- [Problem to solve] Can you write out the whole listing exactly?

[BEGIN]

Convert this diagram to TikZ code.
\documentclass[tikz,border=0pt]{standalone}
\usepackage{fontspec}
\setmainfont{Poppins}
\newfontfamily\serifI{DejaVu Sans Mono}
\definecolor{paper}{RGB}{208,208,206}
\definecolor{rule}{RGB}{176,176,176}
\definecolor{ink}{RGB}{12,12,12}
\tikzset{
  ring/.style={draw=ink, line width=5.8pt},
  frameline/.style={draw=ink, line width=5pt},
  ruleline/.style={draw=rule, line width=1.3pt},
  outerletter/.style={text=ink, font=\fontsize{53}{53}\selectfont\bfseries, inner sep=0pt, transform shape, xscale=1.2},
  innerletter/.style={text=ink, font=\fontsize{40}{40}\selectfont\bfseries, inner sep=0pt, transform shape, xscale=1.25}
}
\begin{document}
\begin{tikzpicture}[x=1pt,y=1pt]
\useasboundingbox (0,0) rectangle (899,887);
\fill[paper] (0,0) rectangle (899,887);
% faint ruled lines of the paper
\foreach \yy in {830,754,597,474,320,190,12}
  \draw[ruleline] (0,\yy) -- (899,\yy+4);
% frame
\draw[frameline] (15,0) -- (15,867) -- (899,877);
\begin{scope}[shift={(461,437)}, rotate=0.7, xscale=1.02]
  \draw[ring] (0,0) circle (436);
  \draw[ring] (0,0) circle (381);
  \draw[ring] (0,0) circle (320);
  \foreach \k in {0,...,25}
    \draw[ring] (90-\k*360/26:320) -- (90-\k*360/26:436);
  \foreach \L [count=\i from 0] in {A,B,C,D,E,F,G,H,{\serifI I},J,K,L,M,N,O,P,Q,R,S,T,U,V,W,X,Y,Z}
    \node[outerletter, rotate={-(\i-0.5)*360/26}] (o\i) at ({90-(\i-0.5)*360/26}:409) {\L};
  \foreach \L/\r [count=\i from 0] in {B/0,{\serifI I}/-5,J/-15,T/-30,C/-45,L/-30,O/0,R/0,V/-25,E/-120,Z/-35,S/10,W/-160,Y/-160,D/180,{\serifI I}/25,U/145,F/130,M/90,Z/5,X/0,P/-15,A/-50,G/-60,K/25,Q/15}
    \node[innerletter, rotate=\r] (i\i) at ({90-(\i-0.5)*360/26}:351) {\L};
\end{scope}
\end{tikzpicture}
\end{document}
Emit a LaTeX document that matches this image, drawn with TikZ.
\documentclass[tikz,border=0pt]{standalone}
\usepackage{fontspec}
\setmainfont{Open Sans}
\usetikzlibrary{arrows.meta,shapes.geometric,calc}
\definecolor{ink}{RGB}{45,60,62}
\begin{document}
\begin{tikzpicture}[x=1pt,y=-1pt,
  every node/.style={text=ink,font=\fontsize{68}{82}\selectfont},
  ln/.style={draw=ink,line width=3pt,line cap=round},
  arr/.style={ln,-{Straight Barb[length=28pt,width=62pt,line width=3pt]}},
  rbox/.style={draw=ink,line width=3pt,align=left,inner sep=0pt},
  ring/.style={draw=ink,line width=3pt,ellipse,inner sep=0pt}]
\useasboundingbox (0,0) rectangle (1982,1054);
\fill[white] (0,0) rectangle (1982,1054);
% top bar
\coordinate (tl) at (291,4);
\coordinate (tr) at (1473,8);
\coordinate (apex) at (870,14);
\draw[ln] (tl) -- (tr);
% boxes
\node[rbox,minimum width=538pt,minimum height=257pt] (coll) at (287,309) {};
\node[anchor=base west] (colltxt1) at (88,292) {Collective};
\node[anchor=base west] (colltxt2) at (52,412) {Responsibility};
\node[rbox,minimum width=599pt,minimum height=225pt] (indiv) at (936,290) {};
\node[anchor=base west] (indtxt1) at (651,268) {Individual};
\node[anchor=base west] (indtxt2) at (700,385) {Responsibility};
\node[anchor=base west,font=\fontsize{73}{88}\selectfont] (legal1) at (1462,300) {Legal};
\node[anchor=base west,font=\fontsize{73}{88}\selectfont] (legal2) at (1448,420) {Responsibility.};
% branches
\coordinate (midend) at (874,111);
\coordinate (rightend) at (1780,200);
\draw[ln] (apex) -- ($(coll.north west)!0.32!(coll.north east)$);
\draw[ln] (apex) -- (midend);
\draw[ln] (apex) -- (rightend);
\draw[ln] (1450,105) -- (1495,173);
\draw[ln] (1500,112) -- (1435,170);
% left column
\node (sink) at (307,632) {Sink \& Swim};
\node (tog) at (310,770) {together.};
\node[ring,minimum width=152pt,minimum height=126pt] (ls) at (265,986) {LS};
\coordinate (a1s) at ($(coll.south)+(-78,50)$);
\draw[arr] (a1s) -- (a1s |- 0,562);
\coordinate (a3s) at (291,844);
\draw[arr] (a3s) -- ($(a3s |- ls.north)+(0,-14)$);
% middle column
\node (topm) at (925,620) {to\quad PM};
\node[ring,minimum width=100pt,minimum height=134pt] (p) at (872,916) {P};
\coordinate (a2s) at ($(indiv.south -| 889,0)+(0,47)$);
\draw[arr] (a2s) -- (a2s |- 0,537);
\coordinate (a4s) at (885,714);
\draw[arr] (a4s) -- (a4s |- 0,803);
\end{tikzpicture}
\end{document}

[END]

- [Result below]
Convert this diagram to TikZ code.
\documentclass[tikz,border=0pt]{standalone}
\usepackage{fontspec}
\setmainfont{Poppins}
\newfontfamily\serifI{DejaVu Sans Mono}
\definecolor{paper}{RGB}{208,208,206}
\definecolor{rule}{RGB}{176,176,176}
\definecolor{ink}{RGB}{12,12,12}
\tikzset{
  ring/.style={draw=ink, line width=5.8pt},
  frameline/.style={draw=ink, line width=5pt},
  ruleline/.style={draw=rule, line width=1.3pt},
  outerletter/.style={text=ink, font=\fontsize{53}{53}\selectfont\bfseries, inner sep=0pt, transform shape, xscale=1.2},
  innerletter/.style={text=ink, font=\fontsize{40}{40}\selectfont\bfseries, inner sep=0pt, transform shape, xscale=1.25}
}
\begin{document}
\begin{tikzpicture}[x=1pt,y=1pt]
\useasboundingbox (0,0) rectangle (899,887);
\fill[paper] (0,0) rectangle (899,887);
% faint ruled lines of the paper
\foreach \yy in {830,754,597,474,320,190,12}
  \draw[ruleline] (0,\yy) -- (899,\yy+4);
% frame
\draw[frameline] (15,0) -- (15,867) -- (899,877);
\begin{scope}[shift={(461,437)}, rotate=0.7, xscale=1.02]
  \draw[ring] (0,0) circle (436);
  \draw[ring] (0,0) circle (381);
  \draw[ring] (0,0) circle (320);
  \foreach \k in {0,...,25}
    \draw[ring] (90-\k*360/26:320) -- (90-\k*360/26:436);
  \foreach \L [count=\i from 0] in {A,B,C,D,E,F,G,H,{\serifI I},J,K,L,M,N,O,P,Q,R,S,T,U,V,W,X,Y,Z}
    \node[outerletter, rotate={-(\i-0.5)*360/26}] (o\i) at ({90-(\i-0.5)*360/26}:409) {\L};
  \foreach \L/\r [count=\i from 0] in {B/0,{\serifI I}/-5,J/-15,T/-30,C/-45,L/-30,O/0,R/0,V/-25,E/-120,Z/-35,S/10,W/-160,Y/-160,D/180,{\serifI I}/25,U/145,F/130,M/90,Z/5,X/0,P/-15,A/-50,G/-60,K/25,Q/15}
    \node[innerletter, rotate=\r] (i\i) at ({90-(\i-0.5)*360/26}:351) {\L};
\end{scope}
\end{tikzpicture}
\end{document}
Emit a LaTeX document that matches this image, drawn with TikZ.
\documentclass[tikz,border=0pt]{standalone}
\usepackage{fontspec}
\setmainfont{Open Sans}
\usetikzlibrary{arrows.meta,shapes.geometric,calc}
\definecolor{ink}{RGB}{45,60,62}
\begin{document}
\begin{tikzpicture}[x=1pt,y=-1pt,
  every node/.style={text=ink,font=\fontsize{68}{82}\selectfont},
  ln/.style={draw=ink,line width=3pt,line cap=round},
  arr/.style={ln,-{Straight Barb[length=28pt,width=62pt,line width=3pt]}},
  rbox/.style={draw=ink,line width=3pt,align=left,inner sep=0pt},
  ring/.style={draw=ink,line width=3pt,ellipse,inner sep=0pt}]
\useasboundingbox (0,0) rectangle (1982,1054);
\fill[white] (0,0) rectangle (1982,1054);
% top bar
\coordinate (tl) at (291,4);
\coordinate (tr) at (1473,8);
\coordinate (apex) at (870,14);
\draw[ln] (tl) -- (tr);
% boxes
\node[rbox,minimum width=538pt,minimum height=257pt] (coll) at (287,309) {};
\node[anchor=base west] (colltxt1) at (88,292) {Collective};
\node[anchor=base west] (colltxt2) at (52,412) {Responsibility};
\node[rbox,minimum width=599pt,minimum height=225pt] (indiv) at (936,290) {};
\node[anchor=base west] (indtxt1) at (651,268) {Individual};
\node[anchor=base west] (indtxt2) at (700,385) {Responsibility};
\node[anchor=base west,font=\fontsize{73}{88}\selectfont] (legal1) at (1462,300) {Legal};
\node[anchor=base west,font=\fontsize{73}{88}\selectfont] (legal2) at (1448,420) {Responsibility.};
% branches
\coordinate (midend) at (874,111);
\coordinate (rightend) at (1780,200);
\draw[ln] (apex) -- ($(coll.north west)!0.32!(coll.north east)$);
\draw[ln] (apex) -- (midend);
\draw[ln] (apex) -- (rightend);
\draw[ln] (1450,105) -- (1495,173);
\draw[ln] (1500,112) -- (1435,170);
% left column
\node (sink) at (307,632) {Sink \& Swim};
\node (tog) at (310,770) {together.};
\node[ring,minimum width=152pt,minimum height=126pt] (ls) at (265,986) {LS};
\coordinate (a1s) at ($(coll.south)+(-78,50)$);
\draw[arr] (a1s) -- (a1s |- 0,562);
\coordinate (a3s) at (291,844);
\draw[arr] (a3s) -- ($(a3s |- ls.north)+(0,-14)$);
% middle column
\node (topm) at (925,620) {to\quad PM};
\node[ring,minimum width=100pt,minimum height=134pt] (p) at (872,916) {P};
\coordinate (a2s) at ($(indiv.south -| 889,0)+(0,47)$);
\draw[arr] (a2s) -- (a2s |- 0,537);
\coordinate (a4s) at (885,714);
\draw[arr] (a4s) -- (a4s |- 0,803);
\end{tikzpicture}
\end{document}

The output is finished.